The house was empty at the time of the burglary because Kajari, a cousin of Nobel laureate Sen, lives in Salt Lake with her son.

“A part of the road in Guru Pally has earned notoriety for crimes…. This house falls in that area, where at least 12 incidents of snatching, theft and molestation have taken place in the past year. Not all of them were recorded with us, but we know it’s a problem area,” a police source said.

Kajari’s one-storey bungalow is located opposite the Visva-Bharati campus.

The road beside which the Roy Choudhury bungalow is located is maintained by Visva-Bharati and is dotted with addresses of prominent residents such as Diyali Lahiri, another cousin of economist Sen, economist Pranab Bardhan and family members of Pramadaranjan Ghosh, a Visva-Bharati teacher during Tagore’s time.
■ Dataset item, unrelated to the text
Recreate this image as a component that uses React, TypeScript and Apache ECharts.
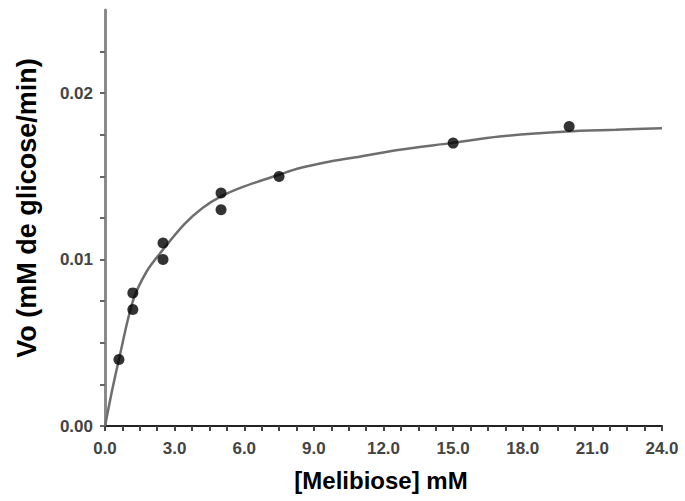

Most of these houses, including that of the Roy Chowdhurys, are looked after by caretakers as the owners live either abroad or in Calcutta.

“The area is known as Guru Pally because teachers used to live here,” said a long-time resident.

“The area is not properly illuminated…. There are no streetlights on several stretches of the main road in Guru Pally. The police and the local civic body are aware of the problem, but no one does anything,” the resident added.

A classic game of passing the buck played out when The Telegraph made enquiries about the allegations of lack of illumination and shoddy patrolling.

Visva-Bharati claimed that the Bolpur municipality should be held responsible for the dearth of streetlights. But Rina Birbanshi, the Trinamul councillor of Ward 5 under which Guru Pally falls, said it was the university’s responsibility to install and maintain streetlights.

“We are ready to take up the responsibility if residents approach us,” she said.

Pinaki Ranjan Ghosh, a history teacher of Bolpur High School and grandson of Pramadaranjan Ghosh, told this newspaper: “We feel insecure…. We often hear screams of people, mainly girls, when they are attacked by snatchers. Hundreds of motorbikes ply on the road at high speed. I never see a police van patrolling the area although some of the houses belong to prominent people.”

On September 17, a girl student pursuing a BEd course at Visva-Bharati was robbed at Guru Pally. Miscreants tried to snatch valuables from another girl student of Sangeet Bhavana, Visva-Bharati’s music school, on the Guru Pally road in the last week of September.

Another girl student of Sangeet Bhavana who was beaten up and molested by goons after they failed to snatch her bag last year on the same stretch said: “I have to take the road after dusk everyday but I try not to be alone. After that incident, I am always accompanied by one of my friends.”

Haze over jurisdiction seemed to have hobbled patrolling, with none sure which police station — the one in Bolpur or the one in Santiniketan — is in charge of Guru Pally.

Officers of the two police stations, however, refuted the allegation of insufficient patrolling. “Personnel from both Bolpur and Santiniketan police stations maintain regular vigil on that stretch,” a police officer in Bolpur said.

Tanmoy Sarkar, the additional superintendent of police of Bolpur, said: “We will make a list of roads where there are inadequate or no streetlights. We will submit the list to the Bolpur municipality or other authorities concerned. We will increase patrolling in the pockets of Santiniketan where there are a number of empty houses, including Guru Pally.”